There have already been two government-commissioned reports (by the previous government) into the banking collapse, but he says no-one has drawn together all the material in the public domain: “My approach to it is that we would have all of the reports analysed by a specialist, that we would bring together the sequence of events, and how these various reports slotted into the decisions that were taken by ministers later on.” As this is done the committee would define the witnesses that it would require, “be they politicians, bankers or others,” judging it against the legal position on compelling witnesses, legal representation and the ability, or not, to make findings. Committees currently cannot make findings or express opinions that adversely affect reputations.
The former Minister of State for Trade and Commerce believes that “we would know an awful lot more if we were to scrutinise what happened in the past, and particularly the individuals that were central to all of it.”
Any PAC report on an inquiry will have to be considered by the Government, and in light of the recent referendum on Oireachtas committees, in which he voted ‘No’. He believes that had it been passed “it would have resulted in all sorts of court cases all over the place” and questioned “whether or not we actually wanted that power in the first place.”
The PAC is “very effective”, he believes. Every Wednesday C&AG officials responsible for a particular audit meet two selected committee members to brief them in advance of PAC hearings on Thursdays.
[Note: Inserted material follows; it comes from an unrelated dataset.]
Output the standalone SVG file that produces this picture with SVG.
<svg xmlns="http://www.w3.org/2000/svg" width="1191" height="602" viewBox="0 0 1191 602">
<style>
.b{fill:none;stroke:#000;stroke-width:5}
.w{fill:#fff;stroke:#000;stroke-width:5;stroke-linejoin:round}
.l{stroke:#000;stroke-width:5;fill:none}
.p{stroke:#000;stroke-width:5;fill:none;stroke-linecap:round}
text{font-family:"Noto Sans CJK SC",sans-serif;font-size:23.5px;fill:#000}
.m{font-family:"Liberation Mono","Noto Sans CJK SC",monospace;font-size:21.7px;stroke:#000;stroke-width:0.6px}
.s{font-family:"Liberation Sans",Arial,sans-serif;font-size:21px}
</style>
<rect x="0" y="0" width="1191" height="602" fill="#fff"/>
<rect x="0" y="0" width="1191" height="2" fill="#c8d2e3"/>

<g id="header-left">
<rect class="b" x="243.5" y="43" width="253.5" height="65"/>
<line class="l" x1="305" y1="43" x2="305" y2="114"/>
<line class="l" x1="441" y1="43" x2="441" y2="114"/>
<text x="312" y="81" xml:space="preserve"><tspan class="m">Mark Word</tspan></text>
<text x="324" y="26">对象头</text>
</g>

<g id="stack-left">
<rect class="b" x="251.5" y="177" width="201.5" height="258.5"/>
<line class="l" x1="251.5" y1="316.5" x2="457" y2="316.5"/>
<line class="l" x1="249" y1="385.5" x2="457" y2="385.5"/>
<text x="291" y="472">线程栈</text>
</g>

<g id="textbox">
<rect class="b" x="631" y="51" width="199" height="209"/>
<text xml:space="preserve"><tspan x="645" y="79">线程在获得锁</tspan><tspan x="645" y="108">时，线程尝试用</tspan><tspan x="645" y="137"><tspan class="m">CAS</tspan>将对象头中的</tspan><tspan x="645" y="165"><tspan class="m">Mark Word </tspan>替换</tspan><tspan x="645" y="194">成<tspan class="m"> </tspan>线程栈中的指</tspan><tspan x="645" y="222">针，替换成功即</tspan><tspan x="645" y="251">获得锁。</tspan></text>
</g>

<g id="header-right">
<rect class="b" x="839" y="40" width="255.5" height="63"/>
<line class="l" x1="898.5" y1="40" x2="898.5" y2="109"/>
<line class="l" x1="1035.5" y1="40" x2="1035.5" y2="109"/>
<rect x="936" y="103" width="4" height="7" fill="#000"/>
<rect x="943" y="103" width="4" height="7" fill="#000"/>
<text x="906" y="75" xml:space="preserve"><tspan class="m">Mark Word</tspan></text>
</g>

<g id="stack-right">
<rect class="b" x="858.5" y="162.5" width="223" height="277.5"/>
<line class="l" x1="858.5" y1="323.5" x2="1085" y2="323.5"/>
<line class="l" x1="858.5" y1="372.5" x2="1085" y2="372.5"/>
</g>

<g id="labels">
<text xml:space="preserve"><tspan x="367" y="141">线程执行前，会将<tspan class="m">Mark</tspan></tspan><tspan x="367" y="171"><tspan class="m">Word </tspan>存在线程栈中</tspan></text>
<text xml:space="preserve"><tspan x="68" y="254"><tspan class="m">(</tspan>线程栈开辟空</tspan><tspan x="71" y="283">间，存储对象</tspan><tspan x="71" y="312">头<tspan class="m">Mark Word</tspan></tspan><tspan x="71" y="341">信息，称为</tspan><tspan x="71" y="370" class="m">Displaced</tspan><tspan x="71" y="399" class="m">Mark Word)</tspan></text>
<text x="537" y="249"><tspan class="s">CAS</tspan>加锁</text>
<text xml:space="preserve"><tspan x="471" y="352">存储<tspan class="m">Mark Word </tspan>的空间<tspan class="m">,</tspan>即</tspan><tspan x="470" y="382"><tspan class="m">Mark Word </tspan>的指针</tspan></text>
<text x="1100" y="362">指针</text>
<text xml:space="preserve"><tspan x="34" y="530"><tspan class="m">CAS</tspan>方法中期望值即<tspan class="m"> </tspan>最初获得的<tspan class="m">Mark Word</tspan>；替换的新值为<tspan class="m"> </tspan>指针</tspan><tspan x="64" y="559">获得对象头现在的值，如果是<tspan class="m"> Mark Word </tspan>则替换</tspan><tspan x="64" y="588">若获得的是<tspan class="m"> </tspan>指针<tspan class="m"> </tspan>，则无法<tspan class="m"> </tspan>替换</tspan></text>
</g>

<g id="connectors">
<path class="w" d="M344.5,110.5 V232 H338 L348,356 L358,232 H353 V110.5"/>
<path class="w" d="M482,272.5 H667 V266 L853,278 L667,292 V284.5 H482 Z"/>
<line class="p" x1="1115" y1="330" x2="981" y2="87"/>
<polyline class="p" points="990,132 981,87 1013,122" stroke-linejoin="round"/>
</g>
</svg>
Hearings are public, and McGuinness has insisted that correspondence and committee documents be made public on the website.
Public service reform
McGuinness is “utterly appalled at the slow pace of reform”. The feature of permanent jobs must end because it takes a “whole dynamic out of a person.”
He states: “I won’t consider the public sector to be reformed until I see that gone, and a seamless transfer of employees from the lower ranking ones to the higher ranking ones, moving from public to private sector, and private sector to public sector.”
Though Fianna Fáil supports the Croke Park Agreement, he says it is unsustainable:s “What you have in Croke Park is the past locked into a deal for an Ireland that existed two to three years ago. That’s not the Ireland we have today.”
As one of the 19 Fianna Fáil TDs, McGuinness says the party is “beginning to understand that, although we were massively rejected, [the public] still placed us on a life support machine because they felt that we, in a cleansed state, would be needed for the future.” He notes: “I think that we’re going through that cleansing and that understanding of where we are.”
Profile: John McGuinness
McGuinness, the son of a shopkeeper in Kilkenny, was influenced by his aunt to enter politics, and was elected to Kilkenny Borough Council in 1979, on which his father Mick also served. After working as a local authority water inspector and in retail he developed a fuel business and a transport logistics business (he retains a small interest in the latter) and got involved in property.
In 1996-1997 he was Mayor of Kilkenny and was added to Fianna Fáil’s Carlow-Kilkenny candidate list by Bertie Ahern for the 1997 general election. In the last government he served as a Minister of State (2007-2009). Married with four children, he likes to read, walk his dogs, and remain involved in business. As for the future, he intends to “continue to harass Fianna Fáil to come back to its roots.”